Comment le décririez-vous, ce « feu » ? 

Le feu est renouveau mais en même temps destruction. Comme la montagne Pelée, ce volcan en Martinique, il engloutit tout lorsqu’il se réveille. Il est ce grondement au centre de la terre. L’image du volcan a pris une place très importante dans la création du spectacle, car je souhaitais lier ces deux îles que sont La Martinique et Montréal. Ce magma, nous le retrouvons aussi sous la terre du Mont-Royal, la colline qui domine Montréal. À l’inverse de la montagne Pelée, il s’agit d’un volcan qui ne s’est jamais développé. Il devient par là même une métaphore des mémoires endormies, des histoires enfouies sous nos pieds. Marguerite a foulé le même sol que moi. En me questionnant sur l’accumulation de ces couches géologiques et historiques, j’observe aussi les transmissions psychiques qui sont à l’œuvre dans nos histoires. Nous avons beaucoup travaillé sur la réappropriation de l’archive. Comment faire vibrer à travers nos voix, nos corps, cette matière rébarbative que sont les textes de lois, écrits dans un français du XVIIIe siècle ? Comment faire exister une Marguerite chorale qui se décline sur différentes époques et qui incarne une pluralité de femmes forcées ? Je désirais faire se rencontrer toutes ces Marguerite pour en ressentir l’histoire commune. Ce fut une brèche chaleureuse pour y découvrir des liens de solidarité puissants, entre nous. Ce feu existe dans la communion de cette parole, dans la catharsis qui émane du plateau, dans l’autre histoire entendue. 

La scénographie convoque des éléments naturels. Est-ce une manière de guérir l’Histoire à plus grande échelle ?  

Le son est vraiment un élément de ma pratique auquel je porte beaucoup d’attention. Lorsque je commence une création, c’est le plus souvent de façon auditive, en entendant des voix. Mes investigations en Martinique ne m’ont pas permis de remonter jusqu’à Marguerite, mais il y a ce chant qui m’est revenu. Celui que nous portons à la fin. C’est comme s’il nous avait été envoyé par elle et cela rend l’hommage de ce spectacle encore plus authentique. Marguerite est cette présence invisible qui nous accompagne. Elle est personnifiée par le violon Apache et les effets de distorsion de Laura Ortman. Sa voix se manifeste à travers le vent, le grattement de la glace, les branches… Je voulais que l’on accède à elle à travers la perception de sons naturels.
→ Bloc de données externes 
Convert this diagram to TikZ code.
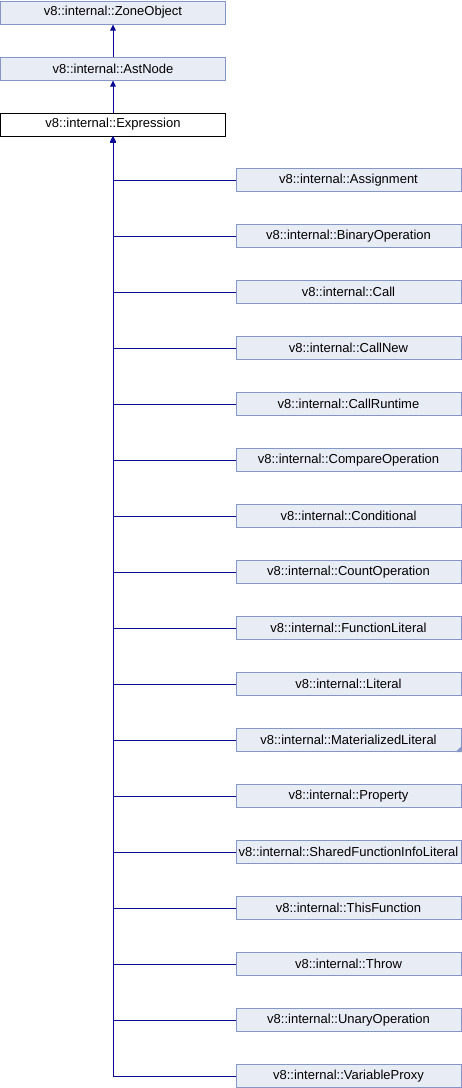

L’autre interprète, c’est le territoire qui est présent avec le plateau du théâtre sur lequel nous jouons. Sous le plancher de la scène, sous le béton, sous les fondations, il y a la terre. Sous cette terre, il y a ce volcan souterrain et toutes ces choses sont connectées entre elles. Je voulais que le territoire soit un personnage qui permette d’activer les espaces entre ces présences, ces esprits, ces personnes défuntes, nos ancêtres. Aujourd’hui, venir au Festival d’Avignon, sachant que les Français sont venus en Amérique du Nord et ont colonisé le Québec, bien avant les Anglais, n’est pas anodin pour moi. C'est aussi l’histoire du procès de Marguerite : ses requêtes sont toujours adressées au roi de France ! Je suis très curieuse et heureuse d’avoir cette discussion pour voir comment les choses résonnent ici.  

Et la suite ?  

En ce moment, il y a une refonte des cours d’histoire dans certains établissements universitaires et à cette occasion, une section sera dédiée à Marguerite Duplessis. J’observe donc que l’art a un véritable impact. Il va permettre à des étudiantes et des étudiants de comprendre les événements historiques autrement. Mais je ne peux me défaire de cette question : les gens sont-ils prêts à redonner ce qui a été pris ? Je pense que c’est une discussion à avoir à l’échelle mondiale. Quand nous sommes en mesure de reconnaître notre propre rôle d’oppresseur et de privilégié, quels sont les actes que nous pouvons poser pour réparer ? Dans la même perspective, je collabore, en ce moment, avec une artiste autochtone de l’Amazonie autour de cette question : comment être une bonne alliée, comment gérer sa responsabilité envers l’autre ? Je viens d’un pays dont les compagnies minières et pétrolières, canadiennes donc, vont « chez elle » pour détruire son territoire et mettre en danger sa famille. Comment puis-je prendre ma part de responsabilité dans ce processus. Observation ? Dénonciation ? Il s’agit alors de se connecter à une amitié universelle.